The Academy makes five awards of £3,000 each year to UK engineers in full-time higher education, research or industrial employment, who have demonstrated excellence in the early stage of their career (defined as less than ten years since graduation from their first degree in engineering or equivalent qualification on the day of the submission deadline).
From these five awardees, the Academy’s Awards Committee will select an overall winner who, in addition to their cash award, will receive the Academy’s Sir George Macfarlane Medal.
New for 2026: for the first time, we are inviting both nominations and self-applications for the RAEng Young Engineer of the Year award. Self-applications can be submitted by any early-career engineer who meets the eligibility criteria.
Who is eligible to be nominated?
Engineers who are eligible for the RAEng Young Engineer of the Year will satisfy the below criteria:
- An early-career engineer who received their first engineering degree (or equivalent qualification) less than 10 years before 14 October 2025.
- An engineer who has demonstrated excellence within either academia or industry.
2025 Sir George Macfarlane Medal winner
Brogan MacDonald
Head of Sustainability in Building Structures at Ramboll UK, Brogan helps shape the company's strategy for sustainable change and drives delivery of low-carbon, resource-efficient outcomes across the built environment.
A Chartered Civil Engineer and Chartered Environmentalist, Brogan champions material reuse, embodied‑carbon reduction and regenerative design principles. Her work includes the creative retrofit and retention of the Westbury Hotel over four years, leading the technical design and project management. By auditing the existing reinforced-concrete frame and challenging the demolition brief, she enabled the reuse of the existing frame and saved 5,000 tonnes of demolition material and 3,500 tonnes of embodied carbon.
Outside work, Brogan is a strong advocate for encouraging women in STEM and sustainability, mentoring and inspiring the next generation.
2026 RAEng Young Engineers of the Year
Laura Tuck
R&D Lead, The Washing Machine Project
Laura is a design engineer driven by a commitment to gender equity and has dedicated her career to developing products that empower women and address overlooked needs.
At Elvie (a wireless and wearable discreet breast pump), she contributed to the development of innovative breast pumps that challenges outdated, restrictive designs. She then spent time at Peequal (a sustainble 'squat' urinal), where she worked to tackle systemic inequality in public sanitation.

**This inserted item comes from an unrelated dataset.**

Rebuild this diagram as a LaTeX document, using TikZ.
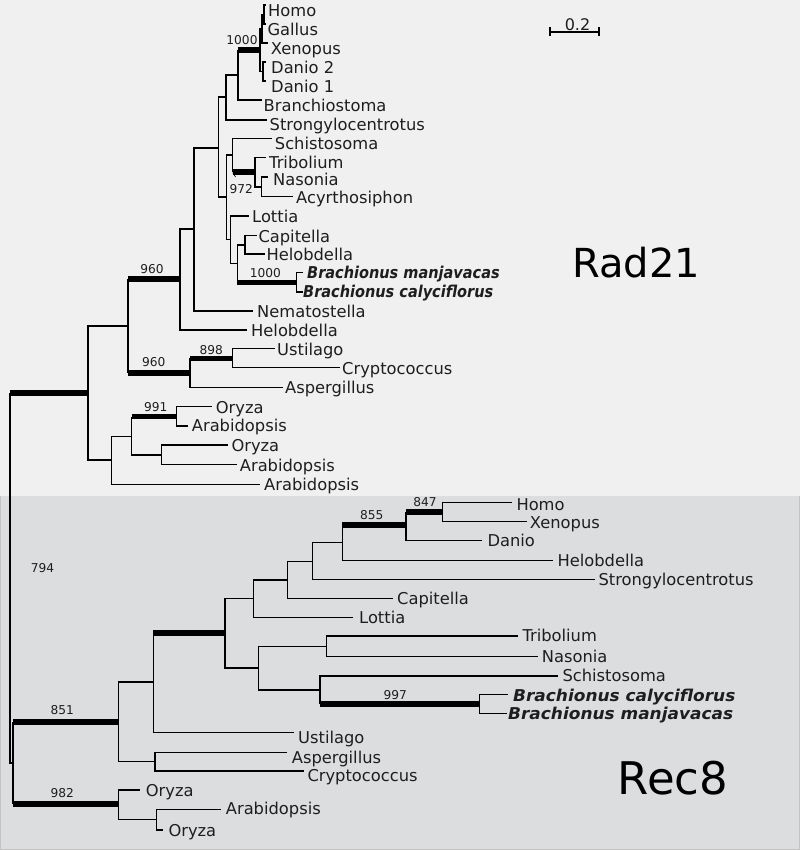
\documentclass[tikz,border=0pt]{standalone}
\usepackage{fontspec}
\setmainfont{DejaVu Sans}
\definecolor{bgtop}{HTML}{F0F0F0}
\definecolor{bgbot}{HTML}{DCDDDF}
\definecolor{edgebd}{HTML}{C4C4C4}
\definecolor{ink}{HTML}{1E1E1E}
\tikzset{
  br/.style={line width=1.4pt, draw=black},
  tb/.style={line width=5.3pt, draw=black},
  lf/.style={anchor=base west, inner sep=0pt, yshift=-5.9pt, text=ink, font=\fontsize{16.3}{18}\selectfont},
  lfb/.style={lf, font=\fontsize{16.3}{18}\selectfont\bfseries\itshape},
  bs/.style={anchor=center, inner sep=0pt, text=ink, font=\fontsize{12.2}{14}\selectfont},
  big/.style={anchor=center, inner sep=0pt, text=black, font=\fontsize{40}{44}\selectfont}
}
\newcommand\ed[2]{\draw[br] (#1) |- (#2);}
\newcommand\edt[2]{\draw[br] (#1) -- (#1 |- #2); \draw[tb] (#1 |- #2) -- (#2);}
\begin{document}
\begin{tikzpicture}[x=1pt,y=-1pt]
\useasboundingbox (0,0) rectangle (800,850);
\fill[bgtop] (0,0) rectangle (800,496);
\fill[bgbot] (0,496) rectangle (800,850);
\draw[edgebd, line width=1.2pt] (0.6,496) -- (0.6,849.4) -- (799.4,849.4) -- (799.4,496);

% ---------- Rad21 internal nodes ----------
\coordinate (root) at (10,578);
\coordinate (J) at (88,393);
\coordinate (G) at (128,326);
\coordinate (F) at (180,279);
\coordinate (E) at (194,229);
\coordinate (D) at (218.5,148);
\coordinate (C) at (226,97);
\coordinate (B) at (238,75);
\coordinate (A) at (260,50);
\coordinate (HGX) at (262,29);
\coordinate (HG) at (264,14.5);
\coordinate (DAN) at (263,71.5);
\coordinate (D2) at (226.7,197);
\coordinate (SCH) at (232.7,155);
\coordinate (N972) at (255,172);
\coordinate (NA) at (261.7,187);
\coordinate (LBC) at (230.7,239.5);
\coordinate (CHB) at (237.3,263.5);
\coordinate (CH) at (245,245);
\coordinate (BR) at (296.7,282.3);
\coordinate (H) at (190,373);
\coordinate (I) at (232.7,358.3);
\coordinate (K) at (111.7,460);
\coordinate (L) at (131.7,436.7);
\coordinate (M) at (176.7,416.7);
\coordinate (N) at (161.7,455);
% Rad21 leaf ends
\coordinate (a1) at (266,5);
\coordinate (a2) at (266,24);
\coordinate (a3) at (268,43);
\coordinate (a4) at (266,62);
\coordinate (a5) at (266,81);
\coordinate (a6) at (262,100);
\coordinate (a7) at (267,120);
\coordinate (a8) at (271.7,138.3);
\coordinate (a9) at (266,157.3);
\coordinate (a10) at (268,177);
\coordinate (a11) at (293,196.7);
\coordinate (a12) at (249,216);
\coordinate (a13) at (256.7,235.4);
\coordinate (a14) at (265,254);
\coordinate (a15) at (303,272.7);
\coordinate (a16) at (303,292);
\coordinate (a17) at (253,311);
\coordinate (a18) at (247,330);
\coordinate (a19) at (275,348.3);
\coordinate (a20) at (340,367.7);
\coordinate (a21) at (282.7,387.7);
\coordinate (a22) at (211.7,406.7);
\coordinate (a23) at (188.3,426);
\coordinate (a24) at (228.3,445);
\coordinate (a25) at (236.7,464.3);
\coordinate (a26) at (260,484.3);

% ---------- Rec8 internal nodes ----------
\coordinate (rec) at (13,763);
\coordinate (P) at (118.3,722);
\coordinate (O) at (118.3,804);
\coordinate (R) at (153.3,682);
\coordinate (Q) at (155,761.7);
\coordinate (S) at (225,633);
\coordinate (T) at (253.3,598.3);
\coordinate (U) at (287.3,580);
\coordinate (V) at (312.3,561.5);
\coordinate (W) at (342.3,542.5);
\coordinate (X) at (406,525);
\coordinate (Y) at (442.7,512);
\coordinate (Z) at (258.3,668);
\coordinate (AA) at (326.7,646.5);
\coordinate (AB) at (320,690);
\coordinate (AC) at (479.3,704);
\coordinate (OA) at (156.7,819.5);
% Rec8 leaf ends
\coordinate (b1) at (511.7,502.7);
\coordinate (b2) at (526.7,521.7);
\coordinate (b3) at (481.7,540.7);
\coordinate (b4) at (552.7,560.7);
\coordinate (b5) at (595,579.3);
\coordinate (b6) at (393.3,598.3);
\coordinate (b7) at (353.3,617.3);
\coordinate (b8) at (518.3,636);
\coordinate (b9) at (538.3,656.7);
\coordinate (b10) at (558,676);
\coordinate (b11) at (508.3,694.3);
\coordinate (b12) at (506.7,713.3);
\coordinate (b13) at (294,732.3);
\coordinate (b14) at (287.3,752.3);
\coordinate (b15) at (304,771);
\coordinate (b16) at (140,790);
\coordinate (b17) at (220.7,809.3);
\coordinate (b18) at (163.3,830);

% ---------- edges ----------
\edt{root}{J} \ed{root}{rec}
\ed{J}{G} \ed{J}{K}
\edt{G}{F} \edt{G}{H}
\ed{F}{E} \ed{F}{a18}
\ed{E}{D} \ed{E}{a17}
\ed{D}{C} \ed{D}{D2}
\ed{C}{B} \ed{C}{a7}
\edt{B}{A} \ed{B}{a6}
\ed{A}{HGX} \ed{A}{DAN}
\ed{HGX}{HG} \ed{HGX}{a3}
\ed{HG}{a1} \ed{HG}{a2}
\ed{DAN}{a4} \ed{DAN}{a5}
\ed{D2}{SCH} \ed{D2}{LBC}
\ed{SCH}{a8} \edt{SCH}{N972}
\ed{N972}{a9} \ed{N972}{NA}
\ed{NA}{a10} \ed{NA}{a11}
\ed{LBC}{a12} \ed{LBC}{CHB}
\ed{CHB}{CH} \edt{CHB}{BR}
\ed{CH}{a13} \ed{CH}{a14}
\ed{BR}{a15} \ed{BR}{a16}
\edt{H}{I} \ed{H}{a21}
\ed{I}{a19} \ed{I}{a20}
\ed{K}{L} \ed{K}{a26}
\edt{L}{M} \ed{L}{N}
\ed{M}{a22} \ed{M}{a23}
\ed{N}{a24} \ed{N}{a25}

\edt{rec}{P} \edt{rec}{O}
\ed{P}{R} \ed{P}{Q}
\edt{R}{S} \ed{R}{b13}
\ed{Q}{b14} \ed{Q}{b15}
\ed{S}{T} \ed{S}{Z}
\ed{T}{U} \ed{T}{b7}
\ed{U}{V} \ed{U}{b6}
\ed{V}{W} \ed{V}{b5}
\edt{W}{X} \ed{W}{b4}
\edt{X}{Y} \ed{X}{b3}
\ed{Y}{b1} \ed{Y}{b2}
\ed{Z}{AA} \ed{Z}{AB}
\ed{AA}{b8} \ed{AA}{b9}
\ed{AB}{b10} \edt{AB}{AC}
\ed{AC}{b11} \ed{AC}{b12}
\ed{O}{b16} \ed{O}{OA}
\ed{OA}{b17} \ed{OA}{b18}

% ---------- Rad21 leaf labels ----------
\node[lf] (t1) at (268,10.8) {Homo};
\node[lf] (t2) at (267.3,29.8) {Gallus};
\node[lf] (t3) at (270.7,48.5) {Xenopus};
\node[lf] (t4) at (271,67.5) {Danio 2};
\node[lf] (t5) at (271,86.2) {Danio 1};
\node[lf] (t6) at (263.5,105.5) {Branchiostoma};
\node[lf] (t7) at (269.5,125) {Strongylocentrotus};
\node[lf] (t8) at (274.7,144) {Schistosoma};
\node[lf] (t9) at (269,162.5) {Tribolium};
\node[lf] (t10) at (273,180) {Nasonia};
\node[lf] (t11) at (296,197.5) {Acyrthosiphon};
\node[lf] (t12) at (252,216.2) {Lottia};
\node[lf] (t13) at (258.3,237) {Capitella};
\node[lf] (t14) at (266.3,255) {Helobdella};
\node[lfb] (t15) at (307,273) {\scalebox{0.89}[1]{Brachionus manjavacas}};
\node[lfb] (t16) at (303,292) {\scalebox{0.89}[1]{Brachionus calyciflorus}};
\node[lf] (t17) at (257,311.7) {Nematostella};
\node[lf] (t18) at (251,331) {Helobdella};
\node[lf] (t19) at (277,349.5) {Ustilago};
\node[lf] (t20) at (342,369) {Cryptococcus};
\node[lf] (t21) at (285,387.5) {Aspergillus};
\node[lf] (t22) at (215.7,407.5) {Oryza};
\node[lf] (t23) at (191.7,425.5) {Arabidopsis};
\node[lf] (t24) at (231.3,446) {Oryza};
\node[lf] (t25) at (239.7,465.5) {Arabidopsis};
\node[lf] (t26) at (264,485) {Arabidopsis};

% ---------- Rec8 leaf labels ----------
\node[lf] (u1) at (516.3,504.2) {Homo};
\node[lf] (u2) at (529.7,522.5) {Xenopus};
\node[lf] (u3) at (487.3,541) {Danio};
\node[lf] (u4) at (557.3,561) {Helobdella};
\node[lf] (u5) at (598.3,580) {Strongylocentrotus};
\node[lf] (u6) at (397,599) {Capitella};
\node[lf] (u7) at (359,617.5) {Lottia};
\node[lf] (u8) at (522.3,635.5) {Tribolium};
\node[lf] (u9) at (541.7,656.3) {Nasonia};
\node[lf] (u10) at (562.3,676) {Schistosoma};
\node[lfb] (u11) at (513,695.5) {\scalebox{1.04}[1]{Brachionus calyciflorus}};
\node[lfb] (u12) at (508,714) {\scalebox{1.04}[1]{Brachionus manjavacas}};
\node[lf] (u13) at (298,737.5) {Ustilago};
\node[lf] (u14) at (291.7,757.5) {Aspergillus};
\node[lf] (u15) at (307.3,776) {Cryptococcus};
\node[lf] (u16) at (145.7,790.5) {Oryza};
\node[lf] (u17) at (225.7,809) {Arabidopsis};
\node[lf] (u18) at (168.3,831) {Oryza};

% ---------- bootstrap values ----------
\node[bs] (v1) at (242,40) {1000};
\node[bs] (v2) at (241.3,189.5) {972};
\draw[black, line width=0.6pt] (232.7,172.7) -- (235.6,177);
\node[bs] (v3) at (265.3,272.8) {1000};
\node[bs] (v4) at (152,268.7) {960};
\node[bs] (v5) at (153.8,362) {960};
\node[bs] (v6) at (211.3,349.7) {898};
\node[bs] (v7) at (155.8,407.2) {991};
\node[bs] (v8) at (42.5,568.3) {794};
\node[bs] (v9) at (62.3,710) {851};
\node[bs] (v10) at (62.3,792.8) {982};
\node[bs] (v11) at (371.7,514.7) {855};
\node[bs] (v12) at (425,502.3) {847};
\node[bs] (v13) at (395.3,695) {997};

% ---------- scale bar ----------
\coordinate (s1) at (550,32);
\coordinate (s2) at (599,32);
\draw[br] (s1) -- (s2);
\draw[br] ([yshift=4.5pt]s1) -- ([yshift=-4.5pt]s1);
\draw[br] ([yshift=4.5pt]s2) -- ([yshift=-4.5pt]s2);
\node[anchor=center, inner sep=0pt, text=ink, font=\fontsize{16}{18}\selectfont] (sc) at (577.5,24.2) {0.2};

% ---------- big labels ----------
\node[big] (rad) at (636,263) {Rad21};
\node[big, font=\fontsize{45}{50}\selectfont] (rc8) at (673,778) {Rec8};
\end{tikzpicture}
\end{document}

She now works with The Washing Machine Project, which provides manual washing machines in low-income, remote and displaced communities across the world, designing solutions to reduce the burden of handwashing clothes, a task that affects up to half of women and girls globally.
Douglas Brion
Founder and CEO of Matta
With Matta Douglas is building industrial AI for factory sentience. Matta's vision based AI handles the local jobs on the factory floor - detecting defects, measuring parts, counting inventory, reading barcodes - and connects them through a platform that tracks parts end-to-end, surfaces bottlenecks, and lets operators talk directly to their factory through an AI assistant to improve production. Matta is now deploying into two new factories every month, backed by $14 million in seed funding.

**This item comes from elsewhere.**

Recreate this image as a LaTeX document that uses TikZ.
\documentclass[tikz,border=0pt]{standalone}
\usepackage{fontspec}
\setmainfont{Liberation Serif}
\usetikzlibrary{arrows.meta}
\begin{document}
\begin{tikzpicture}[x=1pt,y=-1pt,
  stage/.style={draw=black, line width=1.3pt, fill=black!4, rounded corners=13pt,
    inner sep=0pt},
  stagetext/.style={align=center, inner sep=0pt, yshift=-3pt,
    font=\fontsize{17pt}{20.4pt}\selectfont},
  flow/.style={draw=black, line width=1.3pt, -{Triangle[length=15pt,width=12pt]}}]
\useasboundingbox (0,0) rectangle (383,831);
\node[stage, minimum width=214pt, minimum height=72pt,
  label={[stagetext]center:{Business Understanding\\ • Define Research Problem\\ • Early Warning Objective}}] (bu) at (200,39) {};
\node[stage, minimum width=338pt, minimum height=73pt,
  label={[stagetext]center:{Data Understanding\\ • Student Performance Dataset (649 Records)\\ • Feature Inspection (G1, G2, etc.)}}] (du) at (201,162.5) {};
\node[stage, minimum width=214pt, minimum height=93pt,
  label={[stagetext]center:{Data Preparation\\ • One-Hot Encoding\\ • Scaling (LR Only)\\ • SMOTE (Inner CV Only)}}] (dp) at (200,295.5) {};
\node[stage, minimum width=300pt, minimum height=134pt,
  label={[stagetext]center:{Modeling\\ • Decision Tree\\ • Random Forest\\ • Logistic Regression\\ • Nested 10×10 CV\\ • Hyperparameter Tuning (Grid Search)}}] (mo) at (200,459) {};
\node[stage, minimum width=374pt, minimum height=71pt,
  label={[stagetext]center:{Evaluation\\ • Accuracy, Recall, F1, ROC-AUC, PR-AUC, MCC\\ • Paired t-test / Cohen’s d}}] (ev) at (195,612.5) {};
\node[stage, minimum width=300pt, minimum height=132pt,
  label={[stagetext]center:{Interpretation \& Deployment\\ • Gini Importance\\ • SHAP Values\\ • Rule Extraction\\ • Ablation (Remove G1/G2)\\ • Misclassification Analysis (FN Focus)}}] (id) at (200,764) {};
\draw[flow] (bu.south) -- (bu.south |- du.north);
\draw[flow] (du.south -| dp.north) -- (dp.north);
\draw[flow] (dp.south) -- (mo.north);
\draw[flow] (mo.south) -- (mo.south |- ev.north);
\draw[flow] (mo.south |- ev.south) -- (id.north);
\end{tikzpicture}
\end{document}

Before Matta, Douglas completed an award-winning PhD at the University of Cambridge in deep learning for manufacturing and received a Royal Academy of Engineering Enterprise Fellowship. He holds a degree in information engineering from Imperial College London, where he graduated with the Governors’ Prize, while also studying as an Ash Scholar at the Royal College of Music.
Aakeen Parikh
Research Manager, Vehicle Future Hub, Imperial College London. Founder, The Minazi Impact.
During her final year at university, Aakeen felt growing concern about key global issues like climate change and social injustice and started to investigate innovative solutions to address them. Aakeen developed a low-cost, battery-powered washing machine for rural communities and set up a social enterprise, The Minazi Impact, to dedicate her efforts towards sustainable innovation.
She leads on the Sanitary Pad Project in Rwanda, collaborating with a grassroots NGO, Dufatanye Organisation, where she helped install a bespoke facility that can produce reusable sanitary pads from local waste resources. To date, the project has distributed over 3,000 sustainable sanitary pads to women and girls in Nyanza, Rwanda.
Alexia Williams MBE
Technical Lead at Rolls-Royce
Alexia specialises in improving the performance, sustainability, and longevity of complex engineering systems. She is one of just 12 women to achieve Chartered Engineer status aged 25 or under, reflecting both her technical excellence and early career impact.
Beyond her technical role, Alexia is a prominent voice shaping the future of engineering skills and policy. She has served as Chair of the Skills England Apprentice Panel and is a Trustee of Enginuity, Non-Executive Director at EAL, and Chair of the MAKE UK Future Makers group, ensuring that the perspectives of young professionals are embedded in decision-making at the highest levels.
Alexia is also a dedicated advocate for widening participation, particularly for women in STEM, and champions apprenticeships as an inclusive route into engineering careers.